Jose Mourinho extends olive branch to referees
Jose Mourinho promised to exert greater `self-control` on Friday after accepting referees were under pressure in his first public comments since the Chelsea manager was hit with a Football Association misconduct charge.
Last week the boss of the Premier League leaders was charged for comments regarding match officials following Chelsea`s 1-1 draw at Southampton on December 28.
Portuguese manager Mourinho was adamant Chelsea were the victims of a "clear campaign" by "people, pundits, commentators and coaches from other teams" and said the decision to book Cesc Fabregas for diving against the Saints was a "scandal".
"Now I am conditions to control myself, a week ago I couldn`t," Mourinho told reporters at Chelsea`s Cobham training ground, south of London, on Friday.
"It would have put myself under bigger problems. It was a good decision. Now I can smile and control my words," he added ahead of Chelsea`s league match away to Swansea on Saturday
"We understand the job is not easy.
"I`m happy to admit my mistakes, so when I spoke with (referee) Kevin Friend (after the FA Cup game against Watford) and, realised it was my mistake and not his, I apologised.
"The reality is that every decision is going against us and the results were affected by that.
"You could say that Eden Hazard is fouled more than any player in the Premier League. You can also say that we have the most shots and dominance, but still have the least penalties. You can say there is a discrepancy in that.

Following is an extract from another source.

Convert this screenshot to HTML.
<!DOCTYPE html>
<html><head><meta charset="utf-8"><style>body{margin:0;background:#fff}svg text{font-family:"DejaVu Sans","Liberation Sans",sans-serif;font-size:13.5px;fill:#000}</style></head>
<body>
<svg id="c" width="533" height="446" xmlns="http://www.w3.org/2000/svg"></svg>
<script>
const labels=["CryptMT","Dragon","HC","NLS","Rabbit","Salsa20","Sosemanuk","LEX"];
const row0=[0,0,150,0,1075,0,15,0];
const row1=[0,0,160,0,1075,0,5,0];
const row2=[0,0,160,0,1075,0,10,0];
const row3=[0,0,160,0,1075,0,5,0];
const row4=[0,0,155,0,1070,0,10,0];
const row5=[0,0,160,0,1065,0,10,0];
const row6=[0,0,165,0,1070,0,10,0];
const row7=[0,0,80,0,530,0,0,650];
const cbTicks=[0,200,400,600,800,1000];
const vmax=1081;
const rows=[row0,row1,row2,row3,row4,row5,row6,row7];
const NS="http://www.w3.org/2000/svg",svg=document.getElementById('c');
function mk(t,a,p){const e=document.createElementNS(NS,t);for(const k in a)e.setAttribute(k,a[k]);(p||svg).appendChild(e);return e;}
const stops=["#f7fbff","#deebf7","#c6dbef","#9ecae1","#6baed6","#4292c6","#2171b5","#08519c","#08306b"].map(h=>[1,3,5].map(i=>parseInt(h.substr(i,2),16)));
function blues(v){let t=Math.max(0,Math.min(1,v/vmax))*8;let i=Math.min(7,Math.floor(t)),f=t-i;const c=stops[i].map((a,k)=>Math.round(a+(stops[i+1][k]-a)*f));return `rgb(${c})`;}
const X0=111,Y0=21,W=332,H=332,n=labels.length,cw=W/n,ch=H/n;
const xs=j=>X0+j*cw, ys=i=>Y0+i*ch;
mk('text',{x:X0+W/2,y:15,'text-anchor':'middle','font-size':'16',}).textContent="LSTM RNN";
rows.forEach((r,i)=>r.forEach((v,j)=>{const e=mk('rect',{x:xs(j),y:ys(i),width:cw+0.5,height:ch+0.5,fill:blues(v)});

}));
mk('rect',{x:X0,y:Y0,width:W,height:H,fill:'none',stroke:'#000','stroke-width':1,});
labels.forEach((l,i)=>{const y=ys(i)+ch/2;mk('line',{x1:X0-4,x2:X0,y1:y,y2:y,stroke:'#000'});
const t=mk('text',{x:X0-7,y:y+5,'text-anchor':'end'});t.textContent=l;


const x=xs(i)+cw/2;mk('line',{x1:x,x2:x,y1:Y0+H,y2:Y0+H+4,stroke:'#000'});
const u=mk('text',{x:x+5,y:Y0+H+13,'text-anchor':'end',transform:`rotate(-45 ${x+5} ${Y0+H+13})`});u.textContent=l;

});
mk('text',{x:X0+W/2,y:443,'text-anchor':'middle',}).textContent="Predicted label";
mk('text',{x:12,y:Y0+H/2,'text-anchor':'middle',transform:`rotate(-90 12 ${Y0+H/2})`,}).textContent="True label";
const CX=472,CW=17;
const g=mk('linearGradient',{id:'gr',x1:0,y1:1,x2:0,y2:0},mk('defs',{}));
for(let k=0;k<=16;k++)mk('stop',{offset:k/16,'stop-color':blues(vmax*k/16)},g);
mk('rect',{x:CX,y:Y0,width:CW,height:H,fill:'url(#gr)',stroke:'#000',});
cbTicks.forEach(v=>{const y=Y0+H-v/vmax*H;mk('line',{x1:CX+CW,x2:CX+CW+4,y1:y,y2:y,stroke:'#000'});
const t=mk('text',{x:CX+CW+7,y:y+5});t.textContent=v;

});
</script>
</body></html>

"Eden Hazard is still the same naive boy who was playing at youth level and for him to go to the floor needs to be something really nasty. He is getting no protection that is the reality."However, Mourinho insisted: "But I want to put any doubts about the honesty of people beyond us totally.
"To be fair, I think the standard of referees is good and if people did what I did to work in three other countries, you`d realise the standard is good.
"What maybe is not good is the reactions and influence that you can have on their stability to referee this team or that team."
After vowing not to be gagged Mourinho, asked whether he will appeal against the FA charge, he said: "I`m not hopeful. I`m not interested. I will do my work and forget about it.
Mourinho sidestepped a question over whether he had called referee Phil Dowd `fat` and said: "I went to their referees` dressing room after the game with the captains. We can go 30 minutes after.
"Sometimes the words are normal and we wish good luck for the next and other times we discuss what happened in the game like men. Sometimes they are surprised."
Meanwhile Mourinho took a swipe at title rivals Manchester City after the Premier League champions signed striker Wilfried Bony for up to a reported £28 million ($42 million, 36 million euros) from Swansea.
Mourinho, who was believed to be in the running for the Ivory Coast forward, questioned whether City had complied with Financial Fair Play rules in signing Bony.
"Good striker. If they (City) have the money and no problems with FFP, well done.
"Rules are different for City."
Mourinho added he did not expect Swansea to be downhearted by the exit of Bony, who had scored nine goals in 22 appearances for the south Wales side this season
"Swansea are a very good team and very good teams don`t depend on one player.
"Losing Bony doesn`t make them less difficult."